◆ The exercise
Retype the data that follows line by line, exactly, and leave its pictures out.

◆ Data
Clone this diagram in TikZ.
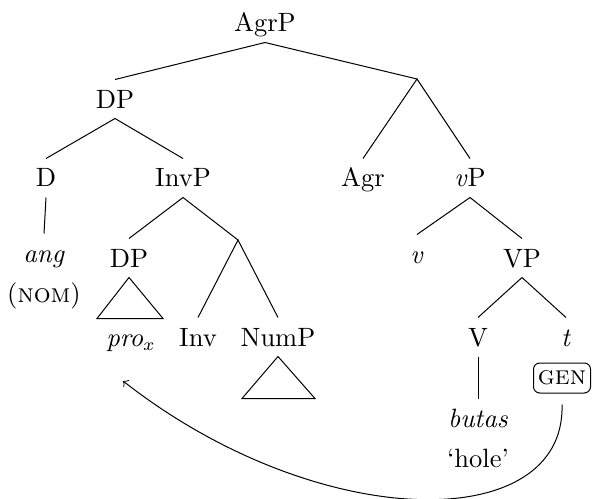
\documentclass[tikz,border=0pt]{standalone}
\begin{document}
\begin{tikzpicture}[x=0.4pt,y=-0.4pt,
  every node/.style={font=\fontsize{10.6}{12.5}\selectfont},
  lab/.style={inner sep=0pt, text height=7.2pt, text depth=0pt, minimum height=15.2pt},
  casebox/.style={draw, rounded corners=2.5pt, inner sep=0pt, minimum width=22.8pt, minimum height=12pt},
  br/.style={line width=0.4pt}]
\useasboundingbox (0,0) rectangle (593,499);
% level 0
\node[lab] (agrp) at (265,23) {AgrP};
% level 1
\node[lab] (dp1) at (115,99) {DP};
\coordinate (b1) at (417,79);
% level 2
\node[lab] (d) at (46,178) {D};
\node[lab] (invp) at (183,178) {InvP};
\node[lab] (agr) at (363,178) {Agr};
\node[lab] (vp) at (470,178) {\textit{v}P};
% level 3
\node[lab] (ang) at (44,253) {\textit{ang}};
\node[lab] (nom) at (44,293) {(\textsc{nom})};
\node[lab] (dp2) at (129,258) {DP};
\coordinate (b2) at (238,240);
\node[lab] (v) at (417,254) {\textit{v}};
\node[lab] (vpb) at (522,258) {VP};
% level 4
\node[lab] (prox) at (131,337) {\textit{pro}$_x$};
\node[lab] (inv) at (198,337) {Inv};
\node[lab] (nump) at (278,337) {NumP};
\node[lab] (vv) at (478,337) {V};
\node[lab] (t) at (566,337) {\textit{t}};
\node[casebox] (gen) at (562,378) {\textsc{gen}};
% level 5
\node[lab] (butas) at (478,418) {\textit{butas}};
\node[lab] (hole) at (478,458) {`hole'};
% branches
\draw[br] (dp1.north) -- (agrp.south) -- (b1);
\draw[br] (agr.north) -- (b1) -- (vp.north);
\draw[br] (d.north) -- (dp1.south) -- (invp.north);
\draw[br] (d.south) -- (ang.north);
\draw[br] (dp2.north) -- (invp.south) -- (b2);
\draw[br] (inv.north) -- (b2) -- (nump.north);
\draw[br] (v.north) -- (vp.south) -- (vpb.north);
\draw[br] (vv.north) -- (vpb.south) -- (t.north);
\draw[br] (vv.south) -- (butas.north);
% triangles
\draw[br] (dp2.south) -- ++(-32,41) -- ++(66,0) -- cycle;
\draw[br] (nump.south) -- ++(-36,42) -- ++(73,0) -- cycle;
% movement arrow
\coordinate (arrstart) at ([yshift=-4.4pt]gen.south);
\coordinate (arrend) at (123,381);
\draw[br,->] (arrstart) .. controls (566,535) and (320,535) .. (arrend);
\end{tikzpicture}
\end{document}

◆ Response to the exercise
Clone this diagram in TikZ.
\documentclass[tikz,border=0pt]{standalone}
\begin{document}
\begin{tikzpicture}[x=0.4pt,y=-0.4pt,
  every node/.style={font=\fontsize{10.6}{12.5}\selectfont},
  lab/.style={inner sep=0pt, text height=7.2pt, text depth=0pt, minimum height=15.2pt},
  casebox/.style={draw, rounded corners=2.5pt, inner sep=0pt, minimum width=22.8pt, minimum height=12pt},
  br/.style={line width=0.4pt}]
\useasboundingbox (0,0) rectangle (593,499);
% level 0
\node[lab] (agrp) at (265,23) {AgrP};
% level 1
\node[lab] (dp1) at (115,99) {DP};
\coordinate (b1) at (417,79);
% level 2
\node[lab] (d) at (46,178) {D};
\node[lab] (invp) at (183,178) {InvP};
\node[lab] (agr) at (363,178) {Agr};
\node[lab] (vp) at (470,178) {\textit{v}P};
% level 3
\node[lab] (ang) at (44,253) {\textit{ang}};
\node[lab] (nom) at (44,293) {(\textsc{nom})};
\node[lab] (dp2) at (129,258) {DP};
\coordinate (b2) at (238,240);
\node[lab] (v) at (417,254) {\textit{v}};
\node[lab] (vpb) at (522,258) {VP};
% level 4
\node[lab] (prox) at (131,337) {\textit{pro}$_x$};
\node[lab] (inv) at (198,337) {Inv};
\node[lab] (nump) at (278,337) {NumP};
\node[lab] (vv) at (478,337) {V};
\node[lab] (t) at (566,337) {\textit{t}};
\node[casebox] (gen) at (562,378) {\textsc{gen}};
% level 5
\node[lab] (butas) at (478,418) {\textit{butas}};
\node[lab] (hole) at (478,458) {`hole'};
% branches
\draw[br] (dp1.north) -- (agrp.south) -- (b1);
\draw[br] (agr.north) -- (b1) -- (vp.north);
\draw[br] (d.north) -- (dp1.south) -- (invp.north);
\draw[br] (d.south) -- (ang.north);
\draw[br] (dp2.north) -- (invp.south) -- (b2);
\draw[br] (inv.north) -- (b2) -- (nump.north);
\draw[br] (v.north) -- (vp.south) -- (vpb.north);
\draw[br] (vv.north) -- (vpb.south) -- (t.north);
\draw[br] (vv.south) -- (butas.north);
% triangles
\draw[br] (dp2.south) -- ++(-32,41) -- ++(66,0) -- cycle;
\draw[br] (nump.south) -- ++(-36,42) -- ++(73,0) -- cycle;
% movement arrow
\coordinate (arrstart) at ([yshift=-4.4pt]gen.south);
\coordinate (arrend) at (123,381);
\draw[br,->] (arrstart) .. controls (566,535) and (320,535) .. (arrend);
\end{tikzpicture}
\end{document}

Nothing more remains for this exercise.